Inane commentary on a game that deserves far better


Tuesday, July 18, 2006

The Courant's Matt Eagan considers Title IX, its benefits, and the supposed threat it poses to men's nonrevenue sports, five of which Rutgers now plans to eliminate. The Scarlet Knights will also cut women's tennis.

Though he doesn't say so, Eagan may be responding to conservative columnist John Tierney, who thinks Title IX is bad because girls already outperform boys on non-sports measures, so boys should be able to outperform girls in sports. (I'm simplifying his argument, but not by much.)

Most big schools want, or think they want, big revenue from football, even though many football teams lose money. And football teams are enormously expensive, compared to anything else most college athletic departments do: they also have a zillion players.

Eagan: "Football requires an enormous economic commitment and makes it all but impossible to comply with Title IX without cutting a school's non-revenue men's sports budget."

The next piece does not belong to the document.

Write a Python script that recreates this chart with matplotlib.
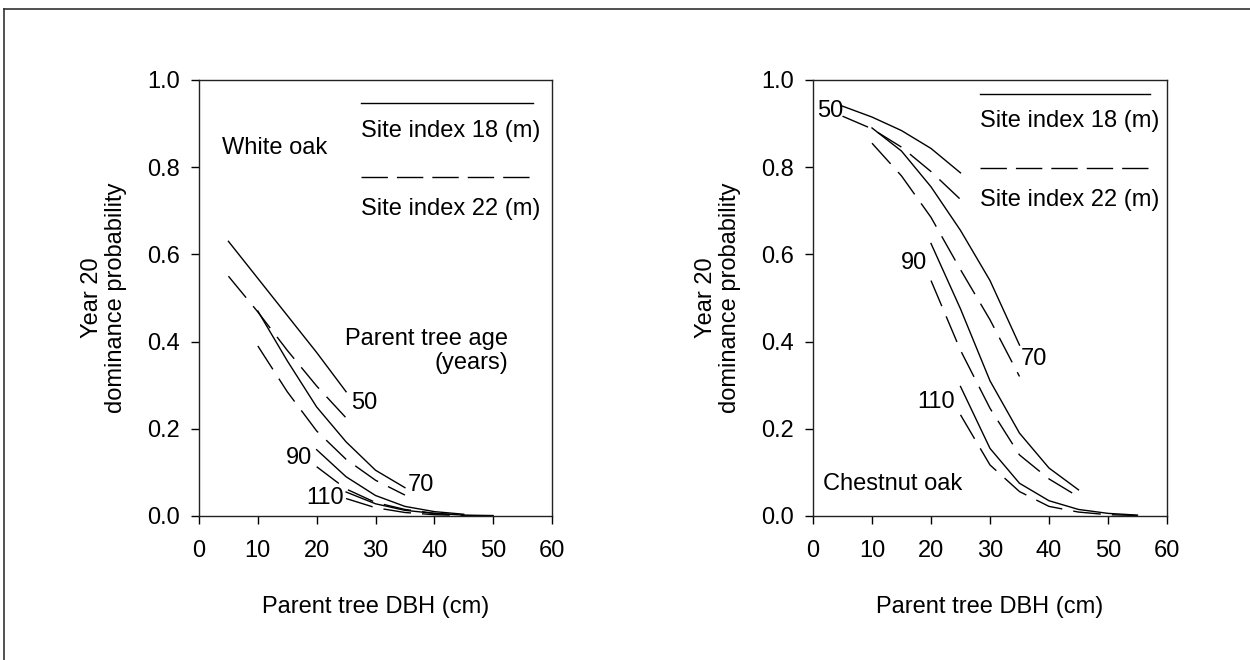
import matplotlib
matplotlib.use("Agg")
import matplotlib.pyplot as plt
from matplotlib.lines import Line2D

plt.rcParams["font.family"] = ["Liberation Sans", "DejaVu Sans"]
plt.rcParams["font.size"] = 17

# DBH (cm) values for each parent tree age
dbh_50 = [5, 10, 15, 20, 25]
dbh_70 = [10, 15, 20, 25, 30, 35]
dbh_90 = [20, 25, 30, 35, 40, 45]
dbh_110_wo = [25, 30, 35, 40, 45, 50]
dbh_110_co = [25, 30, 35, 40, 45, 50, 55]

# White oak - dominance probability (site index 18 / 22)
wo_si18_50 = [0.63, 0.545, 0.46, 0.375, 0.285]
wo_si22_50 = [0.55, 0.468, 0.38, 0.298, 0.225]
wo_si18_70 = [0.47, 0.356, 0.25, 0.17, 0.105, 0.065]
wo_si22_70 = [0.39, 0.285, 0.195, 0.13, 0.082, 0.048]
wo_si18_90 = [0.152, 0.09, 0.047, 0.022, 0.010, 0.004]
wo_si22_90 = [0.113, 0.062, 0.031, 0.015, 0.006, 0.002]
wo_si18_110 = [0.055, 0.028, 0.013, 0.006, 0.002, 0.001]
wo_si22_110 = [0.04, 0.019, 0.008, 0.003, 0.001, 0.0]

# Chestnut oak - dominance probability (site index 18 / 22)
co_si18_50 = [0.94, 0.915, 0.884, 0.843, 0.787]
co_si22_50 = [0.917, 0.888, 0.846, 0.79, 0.726]
co_si18_70 = [0.89, 0.837, 0.755, 0.655, 0.54, 0.392]
co_si22_70 = [0.855, 0.78, 0.685, 0.565, 0.45, 0.32]
co_si18_90 = [0.625, 0.475, 0.31, 0.19, 0.11, 0.06]
co_si22_90 = [0.54, 0.38, 0.247, 0.14, 0.085, 0.044]
co_si18_110 = [0.297, 0.155, 0.075, 0.035, 0.015, 0.006, 0.002]
co_si22_110 = [0.232, 0.117, 0.056, 0.022, 0.009, 0.003, 0.001]

legend_labels = ["Site index 18 (m)", "Site index 22 (m)"]
age_labels = ["50", "70", "90", "110"]
x_ticks = [0, 10, 20, 30, 40, 50, 60]
y_ticks = [0.0, 0.2, 0.4, 0.6, 0.8, 1.0]

DASH = (20, 8)

fig = plt.figure(figsize=(12.5, 6.6), dpi=100)

# frame lines (top and left) of the original figure
fig.add_artist(Line2D([0.003, 1.0], [0.987, 0.987], color="#333333", lw=1.2))
fig.add_artist(Line2D([0.003, 0.003], [0.0, 0.987], color="#333333", lw=1.2))

ax1 = fig.add_axes([0.1592, 0.2182, 0.2824, 0.6606])
ax2 = fig.add_axes([0.6504, 0.2182, 0.2832, 0.6606])


def setup(ax):
    ax.set_xlim(0, 60)
    ax.set_ylim(0, 1.0)
    ax.set_xticks(x_ticks)
    ax.set_yticks(y_ticks)
    ax.set_yticklabels(["%.1f" % v for v in y_ticks])
    ax.tick_params(direction="out", length=6, width=1, pad=8, labelsize=17)
    ax.tick_params(axis="x", pad=11)
    for s in ax.spines.values():
        s.set_linewidth(1.0)
        s.set_color("#222222")
    ax.set_xlabel("Parent tree DBH (cm)", fontsize=17, labelpad=25)
    ax.set_ylabel("Year 20\ndominance probability", fontsize=17, labelpad=14,
                  linespacing=1.15)


def curve(ax, x, y, dashed):
    if dashed:
        ax.plot(x, y, color="black", lw=1.0, dashes=DASH, solid_capstyle="butt")
    else:
        ax.plot(x, y, color="black", lw=1.0)


def legend_keys(ax, y_solid, y_text1, y_dash, y_text2, x0, x1):
    ax.plot([x0, x1], [y_solid, y_solid], color="black", lw=1.0)
    ax.plot([x0, x1 - 0.4], [y_dash, y_dash], color="black", lw=1.0, dashes=(19, 6.5))
    ax.text(x0, y_text1, legend_labels[0], ha="left", va="center")
    ax.text(x0, y_text2, legend_labels[1], ha="left", va="center")


# White oak
setup(ax1)
curve(ax1, dbh_50, wo_si18_50, False)
curve(ax1, dbh_50, wo_si22_50, True)
curve(ax1, dbh_70, wo_si18_70, False)
curve(ax1, dbh_70, wo_si22_70, True)
curve(ax1, dbh_90, wo_si18_90, False)
curve(ax1, dbh_90, wo_si22_90, True)
curve(ax1, dbh_110_wo, wo_si18_110, False)
curve(ax1, dbh_110_wo, wo_si22_110, True)
legend_keys(ax1, 0.948, 0.883, 0.778, 0.705, 27.6, 56.8)
ax1.text(3.85, 0.844, "White oak", ha="left", va="center")
ax1.text(52.6, 0.378, "Parent tree age\n(years)", ha="right", va="center",
         multialignment="right", linespacing=1.1)
ax1.text(28.1, 0.26, age_labels[0], ha="center", va="center")
ax1.text(37.7, 0.071, age_labels[1], ha="center", va="center")
ax1.text(17.0, 0.133, age_labels[2], ha="center", va="center")
ax1.text(21.4, 0.042, age_labels[3], ha="center", va="center")

# Chestnut oak
setup(ax2)
curve(ax2, dbh_50, co_si18_50, False)
curve(ax2, dbh_50, co_si22_50, True)
curve(ax2, dbh_70, co_si18_70, False)
curve(ax2, dbh_70, co_si22_70, True)
curve(ax2, dbh_90, co_si18_90, False)
curve(ax2, dbh_90, co_si22_90, True)
curve(ax2, dbh_110_co, co_si18_110, False)
curve(ax2, dbh_110_co, co_si22_110, True)
legend_keys(ax2, 0.967, 0.905, 0.797, 0.725, 28.3, 57.1)
ax2.text(1.7, 0.073, "Chestnut oak", ha="left", va="center")
ax2.text(2.9, 0.928, age_labels[0], ha="center", va="center")
ax2.text(37.5, 0.36, age_labels[1], ha="center", va="center")
ax2.text(17.1, 0.581, age_labels[2], ha="center", va="center")
ax2.text(20.9, 0.262, age_labels[3], ha="center", va="center")

plt.savefig("out.png", dpi=100)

What if all the wrestling coaches now arrayed against women's teams instead pushed their conferences to accept a 70 (or 65, or 75) scholarship per school limit for football? CBS' Dennis Dodd suggested as much four years back; Eagan agrees.

Are women's-sports coaches, boosters and grateful players simply easier targets for aggrieved Olympic-sports fans than are the lords of the gridiron?